[Beowulf] HPC workflows

Fri Dec 7 10:07:12 PST 2018

On 12/7/18, 8:46 AM, "Beowulf on behalf of Michael Di Domenico" <beowulf-bounces at beowulf.org on behalf of mdidomenico4 at gmail.com> wrote:

    On Fri, Dec 7, 2018 at 11:35 AM John Hanks <griznog at gmail.com> wrote:
    >
    >  But, putting it in a container wouldn't make my life any easier and would, in fact, just add yet another layer of something to keep up to date.

    i think the theory behind this is the containers allow the sysadmins
    to kick the can down the road and put the onus of updates on the
    container developer.  but then you get into a circle of trust issue,
    whereby now you have to trust the container developers are doing
    something sane and in a timely manner.

    a perfect example that we pitched up to our security team was (this
    was few year ago mind you); what happens when someone embeds openssl
    libraries in the container.  who's responsible for updating them?
    what happens when that container gets abandoned by the dev?  and those
    containers are running with some sort of docker/root privilege
    menagire.  this was back when openssl had bugs coming up left and
    right.  yeah, that conversation stopped dead in its tracks and we put
    a moratorium on docker.

    but i don't think the theory lines up with the practice, and that's
    why dev's shouldn't be doing ops

this is a generic problem in areas other than HPC.  Over the past few years, a fair amount of the software I'm working with is targeted to spacecraft platforms - We had an interesting exercise over the past couple years.  I was porting a standard orbit propagation package (SGP4, see http://www.celestrak.com/ for the Pascal version from 2000), which is available in many different languages. I happened to be implementing the C version in RTEMS running on a SPARC V8 processor (the LEON2 and LEON3, as it happens).  The software itself is quite compact, has no dependencies other than math.h, stdio.h, stdlib.h, and derives from an original Fortran version.  RTEMS is a real time operating system that exposes POSIX API, so it's easy to work with.  What we did is create a wrapper for SGP that matches a standardized set of APIs for software radios (Space Telecommunications Radio System, STRS).
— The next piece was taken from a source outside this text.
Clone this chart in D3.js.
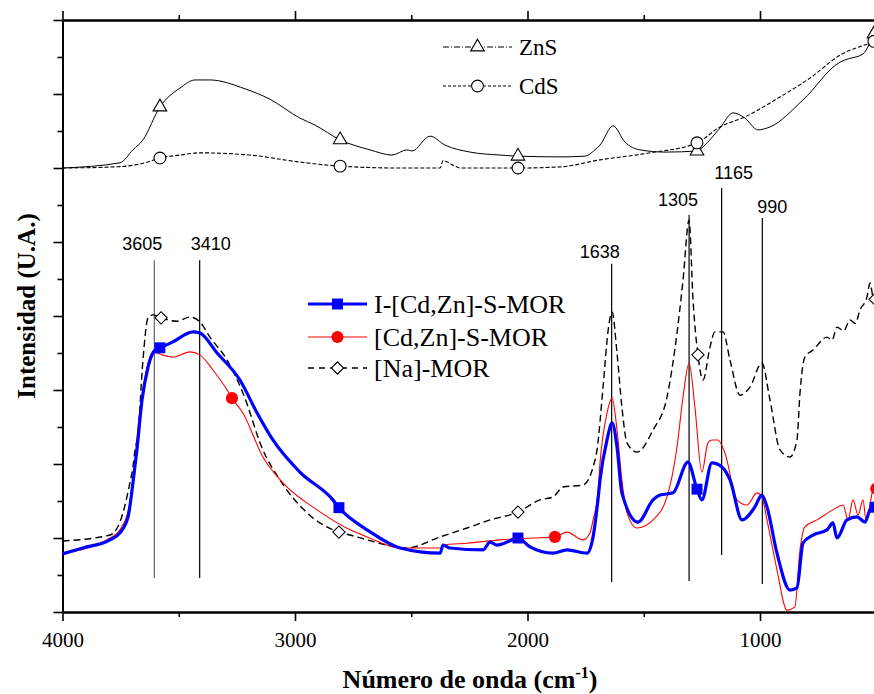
<!DOCTYPE html>
<html>
<head>
<meta charset="utf-8">
<script src="https://cdn.jsdelivr.net/npm/d3@7"></script>
<style>
  body { margin: 0; background: #fff; }
</style>
</head>
<body>
<div id="container"></div>
<script>
// x axis (wavenumber, reversed)
const xMajorTicks = [4000, 3000, 2000, 1000];
const xMinorTicks = [3500, 2500, 1500, 500];

// spectra: [wavenumber, intensity (a.u.)]
const znsData = [
  [4000, 12.0], [3753, 12.14], [3697, 12.49], [3654, 12.76], [3581, 13.65], [3495, 14.16],
  [3430, 14.38], [3366, 14.38], [3215, 14.14], [3108, 13.86], [2979, 13.35], [2914, 13.16],
  [2806, 12.76], [2677, 12.49], [2583, 12.35], [2518, 12.49], [2497, 12.46], [2419, 12.86],
  [2355, 12.62], [2247, 12.43], [2118, 12.35], [2041, 12.32], [1860, 12.30], [1753, 12.32],
  [1710, 12.49], [1688, 12.62], [1632, 13.14], [1581, 12.70], [1516, 12.49], [1409, 12.43],
  [1267, 12.46], [1237, 12.62], [1172, 13.08], [1116, 13.49], [1065, 13.35], [1009, 13.03],
  [957, 13.11], [815, 13.84], [656, 14.86], [635, 14.92], [557, 15.08], [530, 15.35],
  [510, 15.62], [441, 16.1]
];
const cdsData = [
  [4000, 12.0], [3774, 12.03], [3645, 12.14], [3581, 12.27], [3495, 12.35], [3409, 12.41],
  [3194, 12.35], [2979, 12.16], [2806, 12.05], [2548, 12.0], [2376, 12.0], [2363, 12.2],
  [2312, 12.05], [2290, 12.0], [2041, 12.0], [1860, 12.03], [1688, 12.22], [1473, 12.41],
  [1271, 12.68], [1172, 13.11], [1065, 13.38], [914, 13.92], [785, 14.43], [656, 15.05],
  [527, 15.38], [441, 15.6]
];
const iCdZnData = [
  [4000, 1.57], [3912, 1.73], [3796, 1.95], [3753, 2.14], [3718, 2.57], [3697, 3.49],
  [3680, 4.38], [3658, 5.73], [3632, 6.62], [3602, 7.08], [3581, 7.14], [3525, 7.30],
  [3439, 7.57], [3409, 7.54], [3335, 7.00], [3237, 6.27], [3163, 5.38], [3095, 4.65],
  [2979, 3.78], [2837, 3.03], [2811, 2.82], [2763, 2.54], [2690, 2.22], [2548, 1.73],
  [2376, 1.59], [2363, 1.81], [2333, 1.73], [2191, 1.68], [2161, 1.89], [2131, 1.81],
  [2088, 1.89], [2041, 2.0], [1989, 1.76], [1890, 1.59], [1830, 1.68], [1744, 1.59],
  [1718, 2.03], [1697, 3.03], [1688, 3.57], [1658, 4.65], [1636, 5.11], [1615, 4.46],
  [1594, 3.22], [1525, 2.43], [1460, 3.03], [1430, 3.16], [1374, 3.22], [1310, 4.05],
  [1271, 3.32], [1250, 3.03], [1207, 4.03], [1164, 3.92], [1129, 3.57], [1077, 2.49],
  [1022, 2.84], [992, 3.16], [970, 2.84], [927, 1.59], [871, 0.59], [841, 0.65],
  [815, 1.86], [772, 2.08], [712, 2.22], [686, 2.41], [669, 2.0], [626, 2.49],
  [583, 2.57], [548, 2.43], [527, 2.76], [484, 2.9]
];
const cdZnData = [
  [4000, 1.59], [3796, 2.0], [3753, 2.22], [3710, 2.95], [3688, 3.92], [3680, 4.65],
  [3654, 6.0], [3624, 6.89], [3611, 7.03], [3572, 6.95], [3525, 6.89], [3452, 7.03],
  [3409, 6.95], [3353, 6.54], [3292, 6.0], [3271, 5.78], [3224, 5.38], [3138, 4.19],
  [3052, 3.49], [2905, 2.76], [2763, 2.22], [2690, 2.03], [2548, 1.73], [2376, 1.73],
  [2363, 1.81], [2260, 1.86], [2118, 1.95], [1976, 2.0], [1882, 2.03], [1830, 2.16],
  [1761, 1.95], [1731, 2.14], [1718, 2.49], [1697, 3.22], [1688, 4.03], [1658, 5.38],
  [1636, 5.78], [1615, 4.92], [1594, 3.57], [1572, 2.68], [1529, 2.27], [1460, 2.49],
  [1400, 3.11], [1357, 4.46], [1331, 5.81], [1305, 6.73], [1280, 5.54], [1250, 3.78],
  [1224, 4.57], [1207, 4.65], [1181, 4.65], [1151, 4.30], [1099, 3.03], [1056, 2.89],
  [1013, 3.22], [992, 3.11], [970, 2.49], [927, 1.14], [884, 0.05], [850, 0.14],
  [828, 1.68], [807, 2.30], [755, 2.49], [686, 2.76], [643, 2.89], [621, 2.49],
  [600, 3.03], [578, 2.62], [557, 3.03], [544, 2.49], [527, 2.89], [514, 3.30], [470, 3.4]
];
const naMorData = [
  [4000, 1.92], [3796, 2.08], [3753, 2.43], [3710, 3.49], [3697, 3.92], [3688, 4.38],
  [3675, 4.84], [3654, 6.81], [3632, 7.95], [3611, 8.03], [3576, 7.95], [3508, 7.86],
  [3452, 7.97], [3409, 7.84], [3366, 7.43], [3292, 6.81], [3224, 5.92], [3138, 4.38],
  [3065, 3.57], [2948, 2.68], [2811, 2.16], [2763, 2.08], [2690, 1.95], [2518, 1.73],
  [2376, 2.03], [2260, 2.27], [2161, 2.49], [2041, 2.70], [1946, 3.03], [1890, 3.11],
  [1847, 3.38], [1761, 3.43], [1718, 3.92], [1701, 4.38], [1675, 6.08], [1653, 7.62],
  [1636, 8.11], [1615, 7.00], [1594, 5.54], [1572, 4.57], [1529, 4.32], [1460, 4.92],
  [1400, 5.81], [1357, 7.54], [1331, 8.97], [1305, 10.59], [1288, 8.43], [1267, 6.95],
  [1245, 6.27], [1215, 7.16], [1194, 7.57], [1159, 7.57], [1129, 6.81], [1086, 5.86],
  [1043, 6.08], [992, 6.73], [957, 5.73], [914, 4.38], [871, 4.19], [841, 4.65],
  [828, 5.92], [807, 6.89], [772, 7.08], [712, 7.43], [690, 7.35], [669, 7.70],
  [640, 7.6], [613, 7.89], [590, 7.8], [570, 8.16], [540, 8.51], [527, 8.89], [510, 8.43], [470, 8.6]
];

// marker positions (wavenumber)
const topMarkers = [3581, 2806, 2041, 1271, 510];
const squareMarkers = [3581, 2811, 2041, 1271, 505];
const circleMarkers = [3271, 1882, 500];
const diamondMarkers = [3576, 2811, 2041, 1267, 505];

// reference bands: [wavenumber, top, bottom]
const bandLabels = ['3605', '3410', '1638', '1305', '1165', '990'];
const bandLines = [
  [3605, 9.51, 0.92], [3410, 9.51, 0.92], [1638, 9.41, 0.81],
  [1305, 10.73, 0.84], [1165, 11.46, 1.54], [990, 10.65, 0.76]
];
const bandLabelLevels = [9.78, 9.78, 9.57, 10.97, 11.70, 10.78];
const bandLabelShift = [-12, 11, -12, -11, 12, 10];

const legendMain = ['I-[Cd,Zn]-S-MOR', '[Cd,Zn]-S-MOR', '[Na]-MOR'];
const legendTop = ['ZnS', 'CdS'];

const svgWidth = 874;
const svgHeight = 694;
const plotLeft = 62.5, plotRight = 899.5, plotTop = 20, plotBottom = 612;
const serif = "'Liberation Serif', 'Times New Roman', serif";
const sans = "'Liberation Sans', Arial, sans-serif";

const svg = d3.select('#container')
  .append('svg')
  .attr('width', svgWidth)
  .attr('height', svgHeight)
  .style('display', 'block');

svg.append('rect').attr('width', svgWidth).attr('height', svgHeight).attr('fill', '#fff');

const xScale = d3.scaleLinear().domain([4000, 400]).range([plotLeft, plotRight]);
const yScale = d3.scaleLinear().domain([0, 16]).range([plotBottom, plotTop]);

const line = d3.line()
  .x(d => xScale(d[0]))
  .y(d => yScale(d[1]))
  .curve(d3.curveMonotoneX);

const interp = (data, wn) => {
  for (let i = 0; i < data.length - 1; i++) {
    const a = data[i], b = data[i + 1];
    if (wn <= a[0] && wn >= b[0]) {
      const t = (a[0] - wn) / (a[0] - b[0]);
      return a[1] + t * (b[1] - a[1]);
    }
  }
  return data[data.length - 1][1];
};

const yTicksOf = parity => d3.range(0, 17).filter(v => v % 2 === parity);

// AXES
const styleAxis = g => {
  g.select('.domain').attr('stroke-width', 2);
  g.selectAll('.tick line').attr('stroke-width', 1.6);
};

svg.append('g')
  .attr('transform', `translate(0, ${plotBottom})`)
  .call(d3.axisBottom(xScale).tickValues(xMajorTicks).tickSize(9).tickSizeOuter(0)
    .tickPadding(11).tickFormat(d3.format('d')))
  .call(styleAxis)
  .call(g => g.selectAll('text')
    .style('font-family', serif)
    .style('font-size', '21px')
    .attr('fill', '#000'));

svg.append('g')
  .attr('transform', `translate(0, ${plotBottom})`)
  .call(d3.axisBottom(xScale).tickValues(xMinorTicks).tickSize(5).tickSizeOuter(0).tickFormat(''))
  .call(styleAxis);

svg.append('g')
  .attr('transform', `translate(0, ${plotTop})`)
  .call(d3.axisTop(xScale).tickValues(xMajorTicks).tickSize(9).tickSizeOuter(0).tickFormat(''))
  .call(styleAxis);

svg.append('g')
  .attr('transform', `translate(0, ${plotTop})`)
  .call(d3.axisTop(xScale).tickValues(xMinorTicks).tickSize(5).tickSizeOuter(0).tickFormat(''))
  .call(styleAxis);

svg.append('g')
  .attr('transform', `translate(${plotLeft}, 0)`)
  .call(d3.axisLeft(yScale).tickValues(yTicksOf(0)).tickSize(9).tickSizeOuter(0).tickFormat(''))
  .call(styleAxis);

svg.append('g')
  .attr('transform', `translate(${plotLeft}, 0)`)
  .call(d3.axisLeft(yScale).tickValues(yTicksOf(1)).tickSize(5).tickSizeOuter(0).tickFormat(''))
  .call(styleAxis);

// axis titles
svg.append('text')
  .attr('x', 470)
  .attr('y', 688)
  .attr('text-anchor', 'middle')
  .style('font-family', serif)
  .style('font-weight', 'bold')
  .style('font-size', '26px')
  .html('Número de onda (cm<tspan dy="-10" style="font-size:16px">-1</tspan><tspan dy="10">)</tspan>');

svg.append('text')
  .attr('transform', 'translate(35, 306) rotate(-90)')
  .attr('text-anchor', 'middle')
  .style('font-family', serif)
  .style('font-weight', 'bold')
  .style('font-size', '25px')
  .text('Intensidad (U.A.)');

// BAND LINES
bandLines.forEach((b, i) => {
  svg.append('line')
    .attr('x1', xScale(b[0])).attr('x2', xScale(b[0]))
    .attr('y1', yScale(b[1])).attr('y2', yScale(b[2]))
    .attr('stroke', i === 0 ? '#666' : '#000')
    .attr('stroke-width', 1.2);
  svg.append('text')
    .attr('x', xScale(b[0]) + bandLabelShift[i])
    .attr('y', yScale(bandLabelLevels[i]))
    .attr('text-anchor', 'middle')
    .style('font-family', sans)
    .style('font-size', '18px')
    .text(bandLabels[i]);
});

// SPECTRA
const series = [
  { data: znsData, color: '#000', width: 1, dash: null },
  { data: cdsData, color: '#000', width: 1.1, dash: '4,2' },
  { data: naMorData, color: '#000', width: 1.4, dash: '7,4' },
  { data: cdZnData, color: '#ff0000', width: 1.1, dash: null },
  { data: iCdZnData, color: '#0000ff', width: 3.2, dash: null }
];

series.forEach(s => {
  svg.append('path')
    .datum(s.data)
    .attr('d', line)
    .attr('fill', 'none')
    .attr('stroke', s.color)
    .attr('stroke-width', s.width)
    .attr('stroke-dasharray', s.dash);
});

// MARKERS
const sym = (type, size) => d3.symbol().type(type).size(size)();

const drawMarkers = (wns, data, type, size, fill, stroke, rot) => {
  svg.selectAll(null)
    .data(wns)
    .enter()
    .append('path')
    .attr('d', sym(type, size))
    .attr('transform', d => `translate(${xScale(d)}, ${yScale(interp(data, d))}) rotate(${rot || 0})`)
    .attr('fill', fill)
    .attr('stroke', stroke)
    .attr('stroke-width', 1.1);
};

drawMarkers(topMarkers, znsData, d3.symbolTriangle, 80, '#fff', '#000');
drawMarkers(topMarkers, cdsData, d3.symbolCircle, 110, '#fff', '#000');
drawMarkers(diamondMarkers, naMorData, d3.symbolSquare, 75, '#fff', '#000', 45);
drawMarkers(circleMarkers, cdZnData, d3.symbolCircle, 115, '#ff0000', 'none');
drawMarkers(squareMarkers, iCdZnData, d3.symbolSquare, 120, '#0000ff', 'none');

// LEGENDS
const legendItem = (x1, x2, y, style, marker, label, fs) => {
  svg.append('line')
    .attr('x1', x1).attr('x2', x2).attr('y1', y).attr('y2', y)
    .attr('stroke', style.color)
    .attr('stroke-width', style.width)
    .attr('stroke-dasharray', style.dash);
  svg.append('path')
    .attr('d', sym(marker.type, marker.size))
    .attr('transform', `translate(${(x1 + x2) / 2}, ${y}) rotate(${marker.rot || 0})`)
    .attr('fill', marker.fill)
    .attr('stroke', marker.stroke)
    .attr('stroke-width', 1.1);
  svg.append('text')
    .attr('x', x2 + 7)
    .attr('y', y + fs * 0.33)
    .style('font-family', serif)
    .style('font-size', `${fs}px`)
    .text(label);
};

legendItem(443, 512, 47, { color: '#000', width: 1, dash: '6,2,1,2' },
  { type: d3.symbolTriangle, size: 80, fill: '#fff', stroke: '#000' }, legendTop[0], 23);
legendItem(443, 512, 86, { color: '#000', width: 1.1, dash: '3,2' },
  { type: d3.symbolCircle, size: 110, fill: '#fff', stroke: '#000' }, legendTop[1], 23);

legendItem(308, 367, 304, { color: '#0000ff', width: 3.2, dash: null },
  { type: d3.symbolSquare, size: 120, fill: '#0000ff', stroke: 'none' }, legendMain[0], 26);
legendItem(308, 367, 337, { color: '#ff0000', width: 1.1, dash: null },
  { type: d3.symbolCircle, size: 115, fill: '#ff0000', stroke: 'none' }, legendMain[1], 26);
legendItem(308, 367, 368, { color: '#000', width: 1.3, dash: '6,5' },
  { type: d3.symbolSquare, size: 75, fill: '#fff', stroke: '#000', rot: 45 }, legendMain[2], 26);
</script>
</body>
</html>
But here's the problem - There are really 4 different target hardware platforms, all theoretically the same, but not. In the space flight software business, one chooses a toolchain and development environment at the beginning of the project (Phase A - Formulation) and you stay with that for the life of the mission, unless there's a compelling reason to change.   In the course of the last 10 years, we've gone through 5 versions of RTEMS (4.8.4.10,4.11,4.12,5.0), 3 different source management tools (cvs,svn,git), an IDE that came and went (Eclipse), not to mention a variety of versions of the gcc toolchain.  Each mission has its own set of all of this. And, a bunch of homegrown make files and related build processes. And, of course, it's a hodgepodge of CentOS, Scientific Linux, Ubuntu, Debian, and RH, depending on what was the "most supported distro" at the time the mission picked it (which might depend on who the SysAdmin on the project was). 
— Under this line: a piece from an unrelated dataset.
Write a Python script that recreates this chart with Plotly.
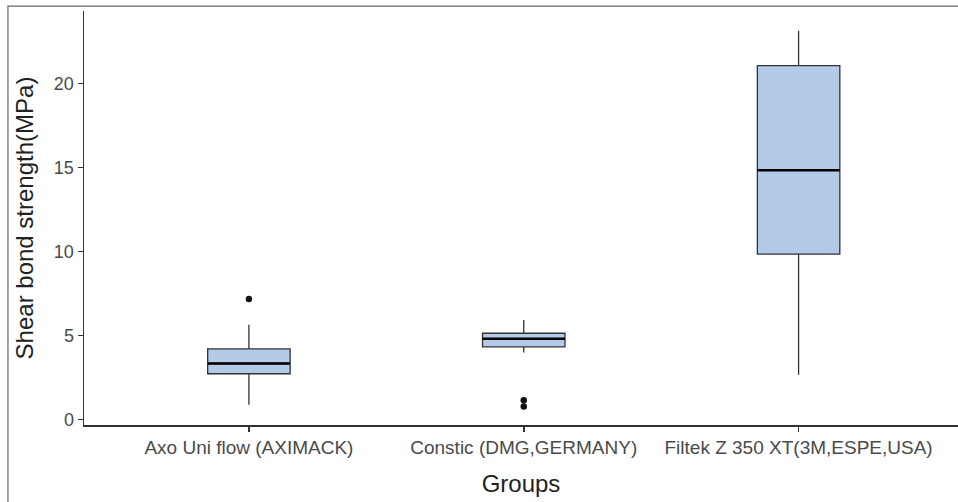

10 years is *forever* in the software development world. I've not yet had the experience of a developer born after the first version of the flight software they're working on was created - but I know that other people at JPL have (when it takes 7 years to get to where you're going, and the mission lasts 10-15 years after that...).  And this is perfectly reasonable - SGP4, for instance, basically implements the laws of physics as a numerical model - it worked fine in 2000, it works fine now, it's going to work just fine in 2030, with no significant changes. "The SGP4 and SDP4 models were published along with sample code in FORTRAN IV in 1988 with refinements over the original model to handle the larger number of objects in orbit since" (Wikipedia article on SGP)

So, "inheriting" the SGP4 propagator from one project into another is not just a matter of moving the source code for SGP. You have to compile it with all the other stuff, and there are myriad hidden dependencies - does this platform have hardware floating point or software emulated floating point, and if the latter, which of several flavors.  Where in the source tree (for that project) does it sit? What's the permissions strategy? Where do you add it in the build process?

And then contemplate propagating a bug fix over all those platforms.  You might make a decision to propagate a change to some, but not all platforms - Maybe the spacecraft you're contemplating is getting towards the end of its life, and you'll never use the function you developed 4 years ago again. Do you put that bug fix to address the incorrect gravitation parameter at Mars into the systems that are orbiting Earth?

Yes - folks have said "put it in containers" and in the last few years, folks have started spinning up VMs to manage this. Historically, we keep "systems under glass" - once you've got the build PCs working, you preserve them for the project forever.   The problem is that PCs fail eventually.  But whether it is keeping half a dozen PCs on a shelf running, or half a dozen VMs running, it's really the same administrative burden - they all need to have annual security audits, perhaps have patches applied (if it's "on the network").  And you've really not addressed the underlying problem of needing to support a remarkable variety of heterogenous platforms.  You've basically saved the physical space on a shelf for all those PCs.